Area of the blacked triangular sheet $ = \sqrt {2.75(2.75 - 2)(2.75 - 2)(2.75 - 1.5)} $
$
   \Rightarrow \sqrt {2.75 \times 0.75 \times 0.75 \times 1.25} \\
   \Rightarrow \sqrt {1.93359375} \\
   \Rightarrow 1.39c{m^2} \\
 $
Step 2: Now, we have to find the total area of all black-triangular sheet which is calculated below.
The total area of all black-triangular sheets$ = 4 \times $Area of 1 black triangular sheet
$
   \Rightarrow 4 \times 1.39 \\
   \Rightarrow 5.56c{m^2} \\
 $
Step 3: First of all we have to determine the semi-perimeter of the bigger triangular sheet which dimension has 4cm, 4cm, and 3cm with the help of the formula (A) used in the solution hint.
Semi-perimeter of bigger-triangle sheet$(s) = \dfrac{{4 + 4 + 3}}{2}$
$
   \Rightarrow \ dfrac {11}{2} \\
   \Rightarrow s=5.5cm \\
 $
Now, we have to find the area of the bigger triangular sheet with the help of the formula (B) used in the solution hint.
Area of the bigger triangular sheet $ = \sqrt {5.5(5.5 - 4)(5.5 - 4)(5.5 - 3)} $
$
   \Rightarrow \sqrt {5.5 \times 1.5 \times 1.5 \times 2.5} \\
   \Rightarrow \sqrt {30.9375} \\
   \Rightarrow 5.56c{m^2} \\
 $
Step 4: Now, we have to find the total area of all bigger-triangular sheets which is calculated below.

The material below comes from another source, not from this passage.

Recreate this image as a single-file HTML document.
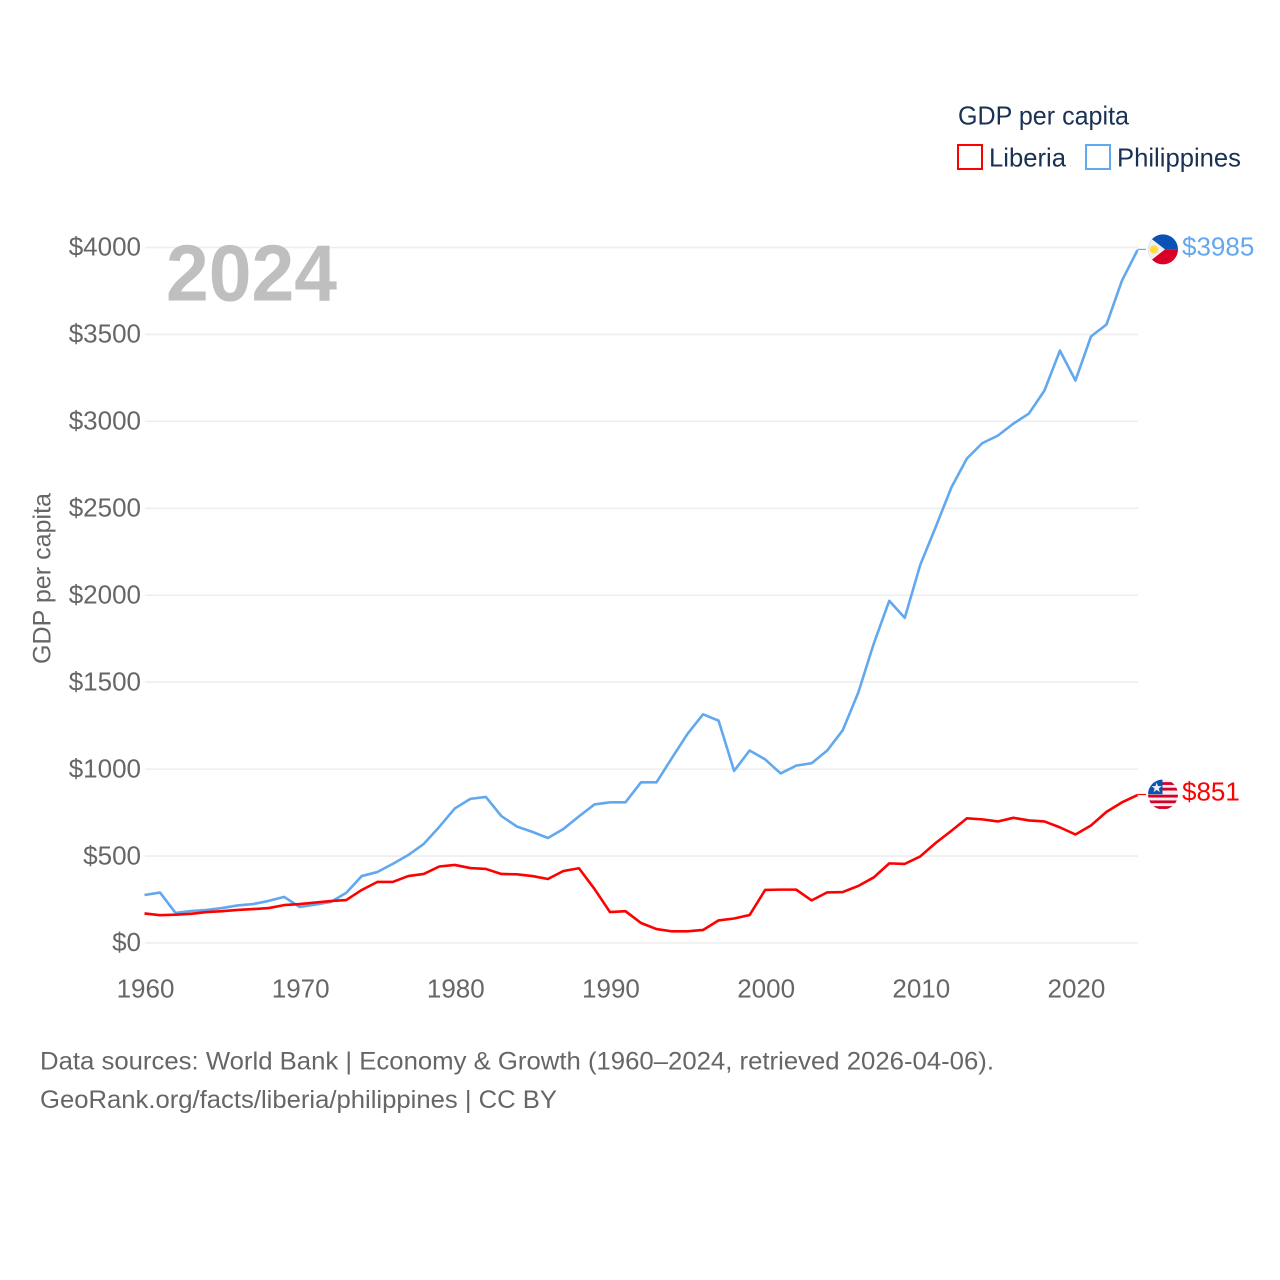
<!DOCTYPE html>
<html lang="en">
<head>
<meta charset="utf-8">
<title>GDP per capita: Liberia vs Philippines</title>
<style>
html,body{margin:0;padding:0;background:#fff;}
svg{display:block;font-family:"Liberation Sans",sans-serif;}
</style>
</head>
<body>
<svg id="chart" xmlns="http://www.w3.org/2000/svg" width="1280" height="1280" viewBox="0 0 1280 1280">
  <rect x="0" y="0" width="1280" height="1280" fill="#ffffff"/>
  <g id="grid"></g>
  <g id="yticks"></g>
  <g id="xticks"></g>
  <text x="166" y="300.5" font-size="80" font-weight="700" fill="#bfbfbf" textLength="171" lengthAdjust="spacingAndGlyphs">2024</text>
  <text transform="translate(50.5,664) rotate(-90)" font-size="25" fill="#666666" textLength="171" lengthAdjust="spacingAndGlyphs">GDP per capita</text>
  <g id="series"></g>
  <g id="ends"></g>
  <g>
    <text x="958" y="124.5" font-size="26" fill="#1a3154" textLength="171" lengthAdjust="spacingAndGlyphs">GDP per capita</text>
    <g>
      <rect x="958" y="145" width="24" height="24" fill="#ffffff" stroke="#ff0000" stroke-width="2"/>
      <text x="989" y="166.5" font-size="26" fill="#1a3154" textLength="77" lengthAdjust="spacingAndGlyphs">Liberia</text>
    </g>
    <g>
      <rect x="1086" y="145" width="24" height="24" fill="#ffffff" stroke="#62a8ee" stroke-width="2"/>
      <text x="1117" y="166.5" font-size="26" fill="#1a3154" textLength="124" lengthAdjust="spacingAndGlyphs">Philippines</text>
    </g>
  </g>
  <g>
    <text x="40" y="1069.5" font-size="25" fill="#666666" textLength="954" lengthAdjust="spacingAndGlyphs">Data sources: World Bank | Economy &amp; Growth (1960–2024, retrieved 2026-04-06).</text>
    <text x="40" y="1108" font-size="25" fill="#666666" textLength="517" lengthAdjust="spacingAndGlyphs">GeoRank.org/facts/liberia/philippines | CC BY</text>
  </g>
</svg>
<script>
const startYear = 1960;
const endYear = 2024;
const yTickValues = [0, 500, 1000, 1500, 2000, 2500, 3000, 3500, 4000];
const xTickYears = [1960, 1970, 1980, 1990, 2000, 2010, 2020];
const liberiaValues = [170,160,163,168,178,183,190,195,201,218,224,233,241,247,305,351,351,385,397,440,449,431,426,397,395,385,368,414,430,311,178,183,115,80,67,67,75,130,141,161,305,307,307,245,291,293,328,377,458,455,498,576,645,717,711,699,720,705,699,665,624,676,754,809,851];
const philippinesValues = [276,290,173,184,190,201,216,224,242,265,207,221,236,288,385,408,455,506,570,668,774,829,840,730,670,639,604,656,728,797,809,809,924,924,1065,1203,1315,1279,990,1107,1056,975,1020,1034,1107,1223,1439,1721,1968,1870,2175,2394,2619,2786,2875,2918,2987,3045,3177,3407,3235,3488,3557,3810,3985];

const NS = 'http://www.w3.org/2000/svg';
const plotLeft = 144.5, plotRight = 1137.5, plotBottom = 943, plotTop = 247.5;
const gridLeft = 145, gridRight = 1138;
const yMax = yTickValues[yTickValues.length - 1];
function xScale(year) { return plotLeft + (year - startYear) * (plotRight - plotLeft) / (endYear - startYear); }
function yScale(v) { return plotBottom - v * (plotBottom - plotTop) / yMax; }
function make(tag, attrs, parent, text) {
  const el = document.createElementNS(NS, tag);
  for (const k in attrs) el.setAttribute(k, attrs[k]);
  if (text !== undefined) el.textContent = text;
  parent.appendChild(el);
  return el;
}

const gridG = document.getElementById('grid');
const yG = document.getElementById('yticks');
yTickValues.forEach(function (v) {
  const line = make('line', {x1: gridLeft, x2: gridRight, y1: yScale(v), y2: yScale(v), stroke: '#eeeeee', 'stroke-width': 1.6}, gridG);
  
  
  const label = make('text', {x: 141, y: yScale(v) + 8.2, 'text-anchor': 'end', 'font-size': 26, fill: '#666666'}, yG, '$' + v);
  
  
});

const xG = document.getElementById('xticks');
xTickYears.forEach(function (yr) {
  const label = make('text', {x: xScale(yr) + 1, y: 997.7, 'text-anchor': 'middle', 'font-size': 26, fill: '#666666'}, xG, String(yr));
  
  
});

function linePoints(values) {
  return values.map(function (v, i) { return xScale(startYear + i).toFixed(2) + ',' + yScale(v).toFixed(2); }).join(' ');
}
const seriesG = document.getElementById('series');
const endsG = document.getElementById('ends');

const blueLine = make('polyline', {points: linePoints(philippinesValues), fill: 'none', stroke: '#62a8ee', 'stroke-width': 2.6, 'stroke-linejoin': 'round'}, seriesG);


const redLine = make('polyline', {points: linePoints(liberiaValues), fill: 'none', stroke: '#ff0000', 'stroke-width': 2.6, 'stroke-linejoin': 'round'}, seriesG);



const flagX = 1163, flagR = 15;

/* Philippines end marker */
const phVal = philippinesValues[philippinesValues.length - 1];
const phY = yScale(phVal) - 0.7;
const phConn = make('line', {x1: plotRight, x2: 1146, y1: phY, y2: phY, stroke: '#62a8ee', 'stroke-width': 1.2}, endsG);


const phFlag = make('g', {transform: 'translate(' + flagX + ',' + phY + ')'}, endsG);


const r = flagR;
make('path', {d: 'M' + (-r) + ',0 A' + r + ',' + r + ' 0 0 1 ' + r + ',0 Z', fill: '#0b52b5'}, phFlag);
make('path', {d: 'M' + (-r) + ',0 A' + r + ',' + r + ' 0 0 0 ' + r + ',0 Z', fill: '#d80027'}, phFlag);
make('path', {d: 'M-11,-10.2 L2,0 L-11,10.2 A' + r + ',' + r + ' 0 0 1 -11,-10.2 Z', fill: '#f0f0f0'}, phFlag);
make('circle', {cx: -9, cy: 0, r: 4.2, fill: '#ffda44'}, phFlag);
const phLabel = make('text', {x: 1182, y: phY + 6.3, 'font-size': 26, fill: '#62a8ee'}, endsG, '$' + phVal);



/* Liberia end marker */
const lbVal = liberiaValues[liberiaValues.length - 1];
const lbY = yScale(lbVal) - 0.5;
const lbConn = make('line', {x1: plotRight, x2: 1146, y1: lbY, y2: lbY, stroke: '#ff0000', 'stroke-width': 1.2}, endsG);


const lbFlag = make('g', {transform: 'translate(' + flagX + ',' + lbY + ')'}, endsG);


const clip = make('clipPath', {id: 'lb-clip'}, lbFlag);
make('circle', {cx: 0, cy: 0, r: r}, clip);
const lbInner = make('g', {'clip-path': 'url(#lb-clip)'}, lbFlag);
make('rect', {x: -r, y: -r, width: 2 * r, height: 2 * r, fill: '#f0f0f0'}, lbInner);
[-12.4, -6.8, 0.2, 5.9, 11.6].forEach(function (sy) {
  make('rect', {x: -r, y: sy, width: 2 * r, height: 2.8, fill: '#d80027'}, lbInner);
});
make('rect', {x: -r, y: -r, width: r - 0.5, height: r - 0.3, fill: '#0b52b5'}, lbInner);
make('polygon', {points: '-6.3,-12 -5,-8.4 -1.2,-8.4 -4.2,-6 -3.2,-2.4 -6.3,-4.6 -9.4,-2.4 -8.4,-6 -11.4,-8.4 -7.6,-8.4', fill: '#f0f0f0'}, lbInner);
const lbLabel = make('text', {x: 1182, y: lbY + 6.2, 'font-size': 26, fill: '#ff0000'}, endsG, '$' + lbVal);


</script>
</body>
</html>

The total area of all bigger-triangular sheets$ = 4 \times $Area of 1 bigger triangular sheet
$
   \Rightarrow 4 \times 5.56 \\
   \Rightarrow 22.24c{m^2} \\
 $
Step 5: Now, we have to find the area of the white triangular sheet with the help of the formula (C) that is mentioned in the solution hint.
Area of white triangular sheet $ = 22.24 - 5.56$
$ \Rightarrow 16.68c{m^2}$

Hence, with the help of the formulas (A), (B), and (C) we have determined the required area which is $ \Rightarrow 16.68c{m^2}$. Therefore option (A) is correct.

Note:
It is necessary to determine the semi-perimeter of the triangle and then find the area of the triangle with the help of the formulas (A), (B) which is mentioned in the solution hint. It is necessary to find the area of the white triangular sheet by finding the difference between the area of all 4 bigger triangular sheets and the area of all 4 white triangular sheets.